Time to stop playing with fire

4 Apr 2016

Future proofing a data cabling installation is not simply a ‘just in case’ measure; it’s driven by the absolute knowledge that at some point in the future the cabling configuration will need to change. In the case of data centres, it may be because new clients are moving in and the data cabling needs to be increased, which is a scenario that frequently affects co-location data centres.

Future proofing a data cabling installation is not simply a ‘just in case’ measure; it’s driven by the absolute knowledge that at some point in the future the cabling configuration will need to change.  In the case of data centres, it may be because new clients are moving in and the data cabling needs to be increased, which is a scenario that frequently affects co-location data centres.

When it comes to fire stopping, refurbishment costs and disruption are often the unavoidable price paid for safety and minimised risk to business continuity.

When cables and cable management are fed through walls or floors as part of an installation, traditional fire stopping methods are relatively straightforward and inexpensive, but they can be time consuming. Moreover, they are usually carried out as a final fix job following the data and electrical installation, but because they are installed so late in the build process, they can pose an increased fire risk.

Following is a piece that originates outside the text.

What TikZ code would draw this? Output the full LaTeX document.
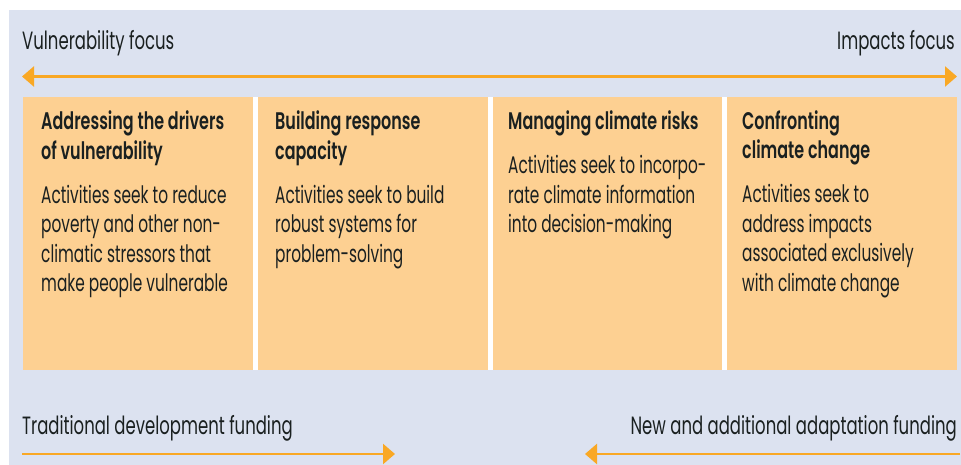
\documentclass[tikz,border=0pt]{standalone}
\usepackage{fontspec}
\setmainfont{Poppins}[FakeStretch=0.64]
\newfontfamily\headfont{Poppins SemiBold}[FakeStretch=0.665]
\newfontfamily\outerfont{Poppins}[FakeStretch=0.66]
\usetikzlibrary{arrows.meta}
\definecolor{bgblue}{RGB}{220,226,240}
\definecolor{boxorange}{RGB}{253,208,146}
\definecolor{arrorange}{RGB}{249,168,37}
\definecolor{ink}{RGB}{26,32,32}
\begin{document}
\begin{tikzpicture}[x=1pt,y=-1pt,
  lbl/.style={inner sep=0pt, text=ink, font=\fontsize{24}{29.5}\selectfont},
  outer/.style={inner sep=0pt, text=ink, font=\outerfont\fontsize{25}{29.5}\selectfont},
  headtxt/.style={lbl, font=\headfont\fontsize{24}{29.5}\selectfont, align=left, anchor=base west},
  bodytxt/.style={lbl, align=left, anchor=base west},
  panel/.style={fill=boxorange, draw=none},
  arr/.style={draw=arrorange, line width=2.5pt, -{Triangle[length=12pt,width=20pt]}}]
\useasboundingbox (0,0) rectangle (961,465);
\fill[white] (0,0) rectangle (961,465);
\fill[bgblue] (9,10) rectangle (961,465);
% panels
\fill[white] (252,97.5) rectangle (727,370);
\fill[panel] (22.5,97.5) rectangle (253,370);
\fill[panel] (258,97.5) rectangle (487.5,370);
\fill[panel] (492.5,97.5) rectangle (721.5,370);
\fill[panel] (726.5,97.5) rectangle (957,370);
% top labels and arrow
\node[outer, anchor=base west] (vf) at (22,50) {Vulnerability focus};
\node[outer, anchor=base east] (if) at (955,50) {Impacts focus};
\coordinate (tl) at (22,76.5);
\coordinate (tr) at (957,76.5);
\draw[arr, {Triangle[length=12pt,width=20pt]}-{Triangle[length=12pt,width=20pt]}] (tl) -- (tr);
% panel texts (base anchor = baseline of last line)
\node[headtxt] (h1) at (41,159.5) {Addressing the drivers\\of vulnerability};
\node[bodytxt] (b1) at (41,291.5) {Activities seek to reduce\\poverty and other non-\\climatic stressors that\\make people vulnerable};
\node[headtxt] (h2) at (275,159.5) {Building response\\capacity};
\node[bodytxt] (b2) at (275,262) {Activities seek to build\\robust systems for\\problem-solving};
\node[headtxt] (h3) at (508,130) {Managing climate risks};
\node[bodytxt] (b3) at (508,233) {Activities seek to incorpo-\\rate climate information\\into decision-making};
\node[headtxt] (h4) at (742,159) {Confronting\\climate change};
\node[bodytxt] (b4) at (742,291) {Activities seek to\\address impacts\\associated exclusively\\with climate change};
% bottom labels and arrows
\node[outer, anchor=base west] (tdf) at (22,434) {Traditional development funding};
\node[outer, anchor=base east] (naf) at (957,434) {New and additional adaptation funding};
\coordinate (bl1) at (22,454);
\coordinate (bl2) at (395,454);
\coordinate (br1) at (960,454);
\coordinate (br2) at (585,454);
\draw[arr] (bl1) -- (bl2);
\draw[arr] (br1) -- (br2);
\end{tikzpicture}
\end{document}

The process of installing fire stopping material only remains straightforward and inexpensive for as long as the cabling installation remains fit for purpose.  As soon as cabling needs to be added, or the configuration has to be changed, a fresh exit point must be made with all the dust, debris and inconvenience associated with it, and the fire stopping material must be replaced. The building ceases to be adequately protected against the risk of fire as soon as the fire stopping material is compromised.

Monitoring the compliance of fire compartmentation is often difficult when visual inspections are hampered by concealed cable routes and there is no clear, visible indication of the effectiveness of the seal on a cable penetration.

The alternative to conventional fire stopping material is a mechanical fire stopping device such as EZ-Path, marketed in the UK by Legrand. Designed to offer a permanent fire stopping solution, it is a simple box-like sleeve that is fitted into the wall or floor aperture and is available in varying sizes depending on the amount of cabling and level of future proofing required. The solution is supplied as two main components: the EZ-Path devices, which are available in three sizes and can be fitted as singles or grouped together; and the fixing plates, which cater for different installation scenarios. The plates are supplied with intumescent seals to ensure a compliant installation without requiring the purchase of any additional fire stopping materials.

EZ-Path works thanks to the intumescent material that fills the metal casing. This material allows cables to be pushed through the wall or floor aperture and seals around them.  In the event of fire, heat causes the material to expand, strengthening the seal and creating a flame, smoke and air-proof barrier.

In terms of future proofing, a system of this kind provides the most flexible and convenient solution without the potential risks associated with waiting for fire stopping material to be replaced or the disruption to normal operations of any added fire stopping works.

Many data centres are designed and built as co-location sites, with areas that are initially only fitted out as shell and core. Here the power is likely to be fed into the compartmented data hall during the initial build but the data installation will vary depending on clients’ specification.

As the data hall becomes occupied by more clients, the need to add data cables increases, which may include access through floors and walls. It is essential to keep dust and debris to a minimum during these works to protect the data centre’s existing clients during this process.

Using traditional fire stopping materials leaves the data centre exposed to this risk during both the initial build and during any cabling upgrades.  Conversely, installing a permanent fire stopping device at construction that allows additional cables to be inserted at a later date means that the building can be protected at a much earlier stage – before cable management or cables are installed – ensuring scalability without over-specification.

As gaseous suppression fire extinguishing methods are common in modern data centres, it is essential to calculate the air leakage of a compartmented area accurately, which requires reliable data on all exit points, such as doors and cable penetrations. This data should be readily available from all equipment manufacturers. A well-designed installation will include a thorough analysis of air leakage through all expected penetrations in the enclosure envelope. It will also specify leakage tolerances, and should recommend materials and systems that provide for the minimum amount of leakage.

As EZ-Path devices are consistent, airflow data is available for all sizes enabling the integrity of the enclosure to be calculated easily. This data is available as a range from empty to fully populated units so enclosure integrity can be more easily calculated and specified, unlike traditional methods that depend on the installer, the base material used, the number of cables and the installation itself.

The threat of fire in any business is cause for concern and in data centre environments it not only poses a risk of down time, but also has the potential to damage sensitive and expensive hardware, thereby threatening data integrity.